Goal Blue's slogan is "Good for me. Good for earth" and they use advertising techniques to make less wasteful practices look glamorous, ethical, and fun.

Since launching in 2016, Goal Blue has produced prominent public advertising campaigns featuring some of China's most famous film and TV stars, gained tens of millions of video views with top trending topics on WeChat, brought nutrition and gardening education pilots into hundreds of schools, and partnered with numerous sports and entertainment companies to produce large-scale public events.

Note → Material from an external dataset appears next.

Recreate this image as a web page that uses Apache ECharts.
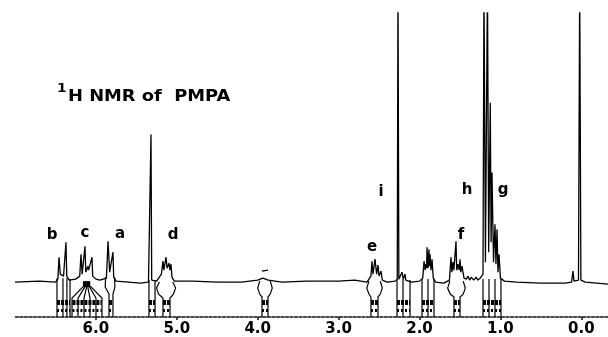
<!DOCTYPE html>
<html><head><meta charset="utf-8">
<script src="https://cdn.jsdelivr.net/npm/echarts@6/dist/echarts.min.js"></script>
<style>html,body{margin:0;padding:0;background:#fff}#c{width:608px;height:337px}</style>
</head><body><div id="c"></div>
<script>
// chemical shift ticks (ppm)
const ppmTicks = [0, 1, 2, 3, 4, 5, 6];

// 1H spectrum: [ppm, intensity]
const spectrum = [
  [7.0,0],[6.7,1],[6.5,0],
  [6.47,3],[6.456,25],[6.44,8],[6.40,6],[6.370,40],[6.36,6],[6.33,2],
  [6.25,3],[6.20,6],[6.184,28],[6.17,8],[6.135,36],[6.125,10],[6.115,12],[6.098,16],[6.09,12],[6.07,10],[6.048,25],[6.04,6],[6.0,3],[5.95,2],
  [5.87,4],[5.850,41],[5.83,10],[5.81,8],[5.789,30],[5.78,5],[5.75,1],
  [5.6,0],[5.45,-1],[5.35,0],
  [5.33,2],[5.319,148],[5.31,2],
  [5.25,1],[5.19,8],[5.171,21],[5.16,12],[5.133,25],[5.12,14],[5.096,19],[5.085,12],[5.072,18],[5.06,5],[5.03,1],
  [4.8,1],[4.5,0],[4.2,0],[4.0,2],
  [3.935,4],[3.87,2],[3.7,0],[3.4,1],[3.0,1],[2.8,2],[2.65,0],
  [2.60,6],[2.587,21],[2.575,8],[2.550,23],[2.53,8],[2.513,17],[2.50,6],[2.476,11],[2.46,2],[2.4,0],
  [2.3,1],[2.275,3],[2.266,300],[2.255,3],[2.216,10],[2.20,3],[2.179,8],[2.17,2],[2.1,0],[2.0,1],
  [1.96,4],[1.944,21],[1.93,12],[1.920,18],[1.912,14],[1.907,35],[1.895,14],[1.883,33],[1.877,16],[1.870,28],[1.858,12],[1.845,23],[1.83,4],[1.8,0],
  [1.7,-1],[1.63,2],[1.611,25],[1.60,10],[1.586,20],[1.575,12],[1.549,41],[1.54,12],[1.525,18],[1.51,12],[1.499,23],[1.49,10],[1.475,16],[1.45,4],
  [1.42,3],[1.40,6],[1.38,2],[1.36,5],[1.33,2],[1.30,5],[1.28,2],[1.25,4],[1.23,3],
  [1.215,8],[1.203,300],[1.185,20],[1.160,300],[1.145,30],[1.125,180],[1.115,40],[1.104,110],[1.085,20],[1.067,58],[1.055,18],[1.042,53],[1.03,10],[1.017,28],[1.0,4],
  [0.95,1],[0.8,0],[0.5,-1],[0.2,-1],[0.12,0],
  [0.103,11],[0.09,1],[0.035,2],[0.02,300],[0.005,2],[-0.05,0],[-0.33,-2]
];

// integral traces drawn under the peak groups: polylines of [ppm, intensity]
const integralTraces = [
  [[6.481,4],[6.481,-35]],[[6.407,4],[6.407,-35]],[[6.358,4],[6.358,-35]],[[6.320,3],[6.320,-35]],
  [[6.150,-4],[6.295,-16],[6.295,-35]],[[6.130,-4],[6.221,-16],[6.221,-35]],[[6.115,-5],[6.147,-16],[6.147,-35]],
  [[6.100,-5],[6.073,-16],[6.073,-35]],[[6.085,-4],[5.999,-16],[5.999,-35]],[[6.070,-4],[5.925,-16],[5.925,-35]],
  [[5.880,5],[5.885,-5],[5.838,-12],[5.838,-35]],[[5.770,5],[5.765,-5],[5.789,-12],[5.789,-35]],
  [[5.344,2],[5.344,-35]],[[5.269,2],[5.269,-35]],
  [[5.215,0],[5.250,-6],[5.225,-12],[5.171,-16],[5.171,-35]],[[5.05,0],[5.015,-6],[5.042,-12],[5.084,-16],[5.084,-35]],
  [[3.975,1],[4.000,-6],[3.975,-12],[3.947,-15],[3.947,-35]],[[3.845,1],[3.820,-6],[3.845,-12],[3.873,-15],[3.873,-35]],
  [[2.625,1],[2.652,-6],[2.625,-12],[2.600,-15],[2.600,-35]],[[2.485,1],[2.460,-6],[2.485,-12],[2.513,-15],[2.513,-35]],
  [[2.278,3],[2.278,-35]],[[2.204,3],[2.204,-35]],[[2.117,2],[2.117,-35]],
  [[1.969,3],[1.969,-35]],[[1.895,3],[1.895,-35]],[[1.821,3],[1.821,-35]],
  [[1.625,1],[1.652,-6],[1.62,-12],[1.574,-15],[1.574,-35]],[[1.46,1],[1.434,-6],[1.46,-12],[1.499,-15],[1.499,-35]],
  [[1.215,3],[1.215,-35]],[[1.141,3],[1.141,-35]],[[1.067,3],[1.067,-35]],[[0.993,3],[0.993,-35]],
  [[3.947,11],[3.873,12]]
];

// integral value print-outs (ppm ranges)
const integralBands = [
  [6.48,6.32],[6.29,5.93],[5.838,5.789],[5.344,5.269],[5.171,5.084],[3.947,3.873],
  [2.600,2.513],[2.278,2.117],[1.969,1.821],[1.574,1.499],[1.215,0.993]
];
const bandLevels = [-20, -28];

const blob = [[6.16,-2],[6.07,-2]];

const chart = echarts.init(document.getElementById('c'), null, {renderer:'canvas'});

const bandData = [];
bandLevels.forEach((lv, k) => integralBands.forEach(b => bandData.push({coords: [[b[0], lv], [b[1], lv]], lineStyle: {width: k === 0 ? 5 : 3, type: k === 0 ? [3, 1] : [2, 2]}})));

const txt = (t, x, y, size, sx) => ({
  type: 'text', x: x, y: y, scaleX: sx || 1,
  style: { text: t, x: 0, y: 0, fill: '#000', font: 'bold ' + size + 'px "DejaVu Sans"', textAlign: 'left', textVerticalAlign: 'middle' }
});
const ctxt = (t, x, y) => ({
  type: 'text', x: x, y: y,
  style: { text: t, x: 0, y: 0, fill: '#000', font: 'bold 15px "DejaVu Sans"', textAlign: 'center', textVerticalAlign: 'middle' }
});

chart.setOption({
  animation: false,
  backgroundColor: '#fff',
  grid: { left: 15, right: 0, top: 13, bottom: 19, containLabel: false },
  xAxis: {
    type: 'value', inverse: true, min: -0.33, max: 7.0,
    axisLine: { onZero: false, lineStyle: { color: '#111', width: 1.5, type: [3, 1.5] } },
    axisTick: { show: true, length: 3, customValues: ppmTicks, lineStyle: { color: '#111', width: 1.5 } },
    axisLabel: { customValues: ppmTicks, margin: 5, color: '#000', fontFamily: 'DejaVu Sans', fontWeight: 'bold', fontSize: 15,
      formatter: v => v.toFixed(1) },
    splitLine: { show: false }
  },
  yAxis: { type: 'value', min: -35, max: 270, show: false, splitLine: { show: false } },
  series: [
    { type: 'line', data: spectrum, showSymbol: false, symbol: 'none', clip: true,
      lineStyle: { color: '#000', width: 1.3 } },
    { type: 'lines', coordinateSystem: 'cartesian2d', polyline: true,
      data: integralTraces.map(c => ({ coords: c })),
      lineStyle: { color: '#000', width: 1.2, opacity: 1 } },
    { type: 'lines', coordinateSystem: 'cartesian2d', polyline: false,
      data: bandData,
      lineStyle: { color: '#000', opacity: 1 } },
    { type: 'lines', coordinateSystem: 'cartesian2d', polyline: true,
      data: [{ coords: blob }],
      lineStyle: { color: '#000', width: 6, opacity: 1 } }
  ],
  graphic: [
    txt('1', 57, 89, 12, 1.15),
    txt('H NMR of  PMPA', 68, 97.5, 15, 1.19),
    ctxt('b', 52, 235), ctxt('c', 85, 233), ctxt('a', 120, 234), ctxt('d', 173, 235),
    ctxt('e', 372, 247), ctxt('f', 461, 235), ctxt('i', 381, 192), ctxt('h', 467, 190), ctxt('g', 503, 190)
  ]
});
</script></body></html>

Like many organizations working to shift social meanings around consumption, Goal Blue does not focus on "being a vegetarian" or signing a pledge to never fly or never drive. Instead, the focus is on the benefits of engaging in other practices that are better for the earth. They want you to do more of the good things and less of the bad ones. Turning less carbon-intensive choices into an identity sets the bar too high, and creates barriers to the spread of better practices. In the US, many people are advocating for Meat-Free Mondays and the beauty of staycations, the value of taking public transit, biking, or walking once a week, rather than complete bans on carbon-intensive consumerism. As we engage in healthier practices and push to make those practices more convenient, we need to also work to shift the meaning of things, such that for example it is not a sign of success to drive a car, eat meat, or travel by plane on vacation. And we need to change the context that makes those better choices more convenient, more attractive, cheaper, and more socially acceptable.

Cutting global emissions by 50% by 2030 will take everything we have. Each of us needs to pull on every lever we can and be as big a part of that change as possible. The most important levers we can pull are those that change systems, such as taking away the power of fossil fuel and agribusiness companies have over our political systems, and working for sustainable practices in the institutions around us. While for most people, that kind of work is outside their comfort zone, it is in fact fairly easy to get involved in making a difference that way.

In addition to that system change work, middle-class people in every country need to reduce the emissions that come from a few key practices that they have control over. Meat eating, flying, and driving gas-powered cars are all areas where consumption patterns matter, and where those emitting more carbon than they need to can lower their own emissions by making personal changes. By shifting those habits, we are sending social messages to others that those low-carbon practices are desirable, and we see close up what is needed to make those low carbon options easy and desirable. By making the changes ourselves we are more likely to advocate for larger changes; and in the meantime, we emit less carbon.

None of us exists as an autonomous individual. Instead, we are all members of social networks which we create, enact, and reproduce everyday by our actions. Reweaving the webs of our relations such that we can all live well together is crucial for our survival. A small part of that reweaving should be to cut down on being wasteful consumers in places where we can.